Gli articoli raccolti a cura di Furio Bouquet sotto il titolo O’ scia ci richiamano al rischio di cadere nell’indifferenza, che chiude i nostri cuori alle istanze tanto della misericordia quanto della giustizia.

E’ necessario essere capaci indignarsi, come ha scritto Giusi Nicolini, sindaco di Lampedusa: “Non riesco a comprendere come una simile tragedia possa essere considerata normale, come si possa rimuovere dalla vita quotidiana l’idea, per esempio, che 11 persone, tra cui 8 giovanissime donne e due ragazzini di 11 e 13 anni, possano morire tutti insieme, come sabato scorso, durante un viaggio che avrebbe dovuto essere per loro l’inizio di una nuova vita… Sono indignata dall’assuefazione che sembra avere contagiato tutti”.

  Ed è necessario essere capaci di soffrire con chi soffre, come ci ha detto papa Francesco nella straordinaria omelia durante la messa di penitenza celebrata a Lampedusa: Chi ha pianto per la morte di questi fratelli e sorelle?… Siamo una società che ha dimenticato l’esperienza del piangere, del ‘patire con’: la globalizzazione dell’indifferenza ci ha tolto la capacità di piangere! Domandiamo al Signore la grazia di piangere sulla nostra indifferenza, di piangere sulla crudeltà che c’è nel mondo, in noi, anche in coloro che nell’anonimato prendono decisioni socio-economiche che aprono la strada ai drammi come questo. «Chi ha pianto?». Chi ha pianto oggi nel mondo?”

  La biblista Marinella Perroni ci ha fatto il prezioso dono di autorizzarci a pubblicare il testo della relazione tenuta a Padova l’11 gennaio 2012.

  Il senso di questa riflessione è preannunciato nella premessa: Sento di dover sfatare la convinzione che il linguaggio amoroso sia parola meno potente del linguaggio politico, giuridico, economico, liturgico, facendolo uscire dalle secche di un romanticismo deteriore e di un sentimentalismo, anche religioso, di maniera… ‘Ti amo’ si dice troppo presto, soprattutto oggi che gli adolescenti stabiliscono rapidamente relazioni sessuate molteplici…

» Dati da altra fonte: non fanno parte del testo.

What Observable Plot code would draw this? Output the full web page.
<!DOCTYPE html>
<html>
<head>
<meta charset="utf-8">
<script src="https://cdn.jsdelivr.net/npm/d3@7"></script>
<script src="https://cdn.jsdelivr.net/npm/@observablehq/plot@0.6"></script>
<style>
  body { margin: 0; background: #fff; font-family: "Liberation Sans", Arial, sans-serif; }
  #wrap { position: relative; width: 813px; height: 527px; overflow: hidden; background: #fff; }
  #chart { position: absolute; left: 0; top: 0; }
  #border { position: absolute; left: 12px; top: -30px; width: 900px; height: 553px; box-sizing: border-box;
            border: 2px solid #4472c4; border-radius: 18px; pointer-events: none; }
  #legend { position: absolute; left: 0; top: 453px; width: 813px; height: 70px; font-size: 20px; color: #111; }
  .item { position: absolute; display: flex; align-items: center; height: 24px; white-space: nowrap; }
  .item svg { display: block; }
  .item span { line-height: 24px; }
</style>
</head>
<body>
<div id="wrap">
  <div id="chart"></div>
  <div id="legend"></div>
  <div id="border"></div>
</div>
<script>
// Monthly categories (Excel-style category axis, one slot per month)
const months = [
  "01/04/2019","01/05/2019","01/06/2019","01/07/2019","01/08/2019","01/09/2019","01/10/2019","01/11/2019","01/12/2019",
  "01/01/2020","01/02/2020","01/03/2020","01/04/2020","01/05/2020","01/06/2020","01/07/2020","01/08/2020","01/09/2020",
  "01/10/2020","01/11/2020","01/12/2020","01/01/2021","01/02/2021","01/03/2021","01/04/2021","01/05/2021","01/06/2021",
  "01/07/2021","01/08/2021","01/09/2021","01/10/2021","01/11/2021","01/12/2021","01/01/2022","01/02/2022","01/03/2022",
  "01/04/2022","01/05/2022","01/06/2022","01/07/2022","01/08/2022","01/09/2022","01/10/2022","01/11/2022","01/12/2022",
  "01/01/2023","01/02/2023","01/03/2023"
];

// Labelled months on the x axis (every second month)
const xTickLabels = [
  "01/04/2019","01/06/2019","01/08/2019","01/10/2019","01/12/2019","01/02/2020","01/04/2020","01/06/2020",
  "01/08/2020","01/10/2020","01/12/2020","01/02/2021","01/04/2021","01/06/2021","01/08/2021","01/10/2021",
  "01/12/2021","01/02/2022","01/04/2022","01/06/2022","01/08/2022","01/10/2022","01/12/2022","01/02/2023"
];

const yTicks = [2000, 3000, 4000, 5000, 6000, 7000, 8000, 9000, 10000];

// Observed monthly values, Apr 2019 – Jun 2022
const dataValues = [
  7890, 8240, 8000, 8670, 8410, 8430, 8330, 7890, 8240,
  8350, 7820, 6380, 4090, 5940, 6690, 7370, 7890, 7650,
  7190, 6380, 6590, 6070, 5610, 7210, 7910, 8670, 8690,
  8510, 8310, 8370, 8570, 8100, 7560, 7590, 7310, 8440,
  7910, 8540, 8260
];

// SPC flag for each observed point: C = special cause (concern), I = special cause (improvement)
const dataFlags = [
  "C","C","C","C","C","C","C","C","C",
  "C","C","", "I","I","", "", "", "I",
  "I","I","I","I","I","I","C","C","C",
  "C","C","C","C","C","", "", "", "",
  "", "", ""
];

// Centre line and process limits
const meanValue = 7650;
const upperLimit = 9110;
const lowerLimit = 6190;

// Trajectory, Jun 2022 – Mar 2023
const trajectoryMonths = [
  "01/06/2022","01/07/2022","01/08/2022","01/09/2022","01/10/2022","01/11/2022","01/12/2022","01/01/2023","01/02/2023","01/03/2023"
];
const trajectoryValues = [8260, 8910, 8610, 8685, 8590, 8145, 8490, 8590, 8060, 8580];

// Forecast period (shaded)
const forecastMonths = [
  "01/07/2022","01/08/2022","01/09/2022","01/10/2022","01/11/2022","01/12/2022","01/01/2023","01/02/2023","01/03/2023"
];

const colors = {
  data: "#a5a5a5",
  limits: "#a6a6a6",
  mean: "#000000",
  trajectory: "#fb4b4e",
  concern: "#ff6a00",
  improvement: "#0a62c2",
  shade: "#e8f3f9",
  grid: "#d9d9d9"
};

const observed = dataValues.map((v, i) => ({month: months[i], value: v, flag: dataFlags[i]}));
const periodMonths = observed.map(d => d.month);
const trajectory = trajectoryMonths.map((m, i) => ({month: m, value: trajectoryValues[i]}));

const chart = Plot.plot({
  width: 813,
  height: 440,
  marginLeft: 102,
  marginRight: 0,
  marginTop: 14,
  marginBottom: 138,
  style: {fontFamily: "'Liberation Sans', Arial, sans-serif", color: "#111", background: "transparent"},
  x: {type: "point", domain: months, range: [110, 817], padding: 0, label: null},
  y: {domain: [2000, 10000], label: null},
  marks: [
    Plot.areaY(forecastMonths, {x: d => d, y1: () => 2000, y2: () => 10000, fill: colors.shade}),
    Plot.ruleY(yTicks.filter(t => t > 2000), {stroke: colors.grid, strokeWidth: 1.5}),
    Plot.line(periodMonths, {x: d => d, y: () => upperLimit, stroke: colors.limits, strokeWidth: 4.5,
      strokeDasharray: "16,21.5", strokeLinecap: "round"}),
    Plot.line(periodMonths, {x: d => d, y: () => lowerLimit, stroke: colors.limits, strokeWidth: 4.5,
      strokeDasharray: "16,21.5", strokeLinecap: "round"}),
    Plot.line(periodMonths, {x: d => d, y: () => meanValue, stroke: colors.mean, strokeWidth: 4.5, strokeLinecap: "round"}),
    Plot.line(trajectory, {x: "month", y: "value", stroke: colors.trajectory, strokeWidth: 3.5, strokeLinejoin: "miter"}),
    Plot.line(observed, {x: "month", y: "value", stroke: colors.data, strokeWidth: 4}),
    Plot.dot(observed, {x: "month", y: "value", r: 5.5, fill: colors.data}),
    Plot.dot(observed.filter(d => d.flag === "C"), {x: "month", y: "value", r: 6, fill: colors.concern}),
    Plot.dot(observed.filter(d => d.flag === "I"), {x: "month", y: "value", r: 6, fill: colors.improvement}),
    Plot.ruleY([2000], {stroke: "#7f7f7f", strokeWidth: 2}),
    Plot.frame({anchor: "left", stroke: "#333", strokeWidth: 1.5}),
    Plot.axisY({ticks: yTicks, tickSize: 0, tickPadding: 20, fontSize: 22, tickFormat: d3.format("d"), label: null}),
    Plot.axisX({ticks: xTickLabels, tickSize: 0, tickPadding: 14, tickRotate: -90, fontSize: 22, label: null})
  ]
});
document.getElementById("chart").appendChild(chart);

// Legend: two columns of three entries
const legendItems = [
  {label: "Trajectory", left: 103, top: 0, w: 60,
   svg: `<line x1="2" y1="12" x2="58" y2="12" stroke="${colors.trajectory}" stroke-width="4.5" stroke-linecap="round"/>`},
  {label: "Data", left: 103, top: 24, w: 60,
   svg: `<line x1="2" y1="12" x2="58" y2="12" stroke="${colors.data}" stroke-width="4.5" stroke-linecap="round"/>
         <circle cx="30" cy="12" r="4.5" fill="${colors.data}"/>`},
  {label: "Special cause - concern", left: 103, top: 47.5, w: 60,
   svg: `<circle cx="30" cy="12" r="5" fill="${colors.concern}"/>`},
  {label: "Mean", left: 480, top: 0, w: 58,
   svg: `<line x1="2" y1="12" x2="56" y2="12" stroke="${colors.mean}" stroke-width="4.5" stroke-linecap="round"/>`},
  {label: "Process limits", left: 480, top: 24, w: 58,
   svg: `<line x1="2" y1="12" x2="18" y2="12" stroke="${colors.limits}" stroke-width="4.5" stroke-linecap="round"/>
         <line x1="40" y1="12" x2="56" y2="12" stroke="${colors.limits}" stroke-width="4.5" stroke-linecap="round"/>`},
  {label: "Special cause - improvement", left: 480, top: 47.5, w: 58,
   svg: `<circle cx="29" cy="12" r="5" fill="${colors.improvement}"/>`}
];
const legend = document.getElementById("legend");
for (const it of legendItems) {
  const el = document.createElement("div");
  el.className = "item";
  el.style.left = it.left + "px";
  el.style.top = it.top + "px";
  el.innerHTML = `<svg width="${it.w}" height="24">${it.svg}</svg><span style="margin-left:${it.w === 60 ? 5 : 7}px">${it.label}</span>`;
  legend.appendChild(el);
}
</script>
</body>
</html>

  ‘Ti amo’, forse, si dice troppo. Eppure, non è soltanto una dichiarazione esplicita, ma un’interrogazione implicita (‘mi ami?’), un’interrogazione che chiama a com-promesso e che prevede una con-spirazione (‘ci amiamo’), cioè un’azione dello spirito… dire ‘ti amo’ comporta riconoscimento riconoscenza, attesa e compimento, passione e smarrimento. Per chi crede, poi, il linguaggio amoroso è linguaggio teologico”.

  Abbiamo voluto concludere questo numero della nostra rivista pubblicando alcuni momenti della celebrazione eucaristica per il 50° anniversario di matrimonio di Paolo e Luisa Benciolini, che i nostri lettori conoscono bene per i loro preziosi contributi, fin dall’inizio di questa “avventura”.

  Lo abbiamo fatto per esprimere loro la nostra riconoscenza e per far loro l’augurio che si realizzi quanto hanno chiesto nella celebrazione eucaristica: “Ti chiediamo, Signore, di continuare ad amarci con la fedeltà che abbiamo promesso a noi stessi e all'altro nella dedizione semplice e serena, accogliendo quello che la vita ci potrà riservare”.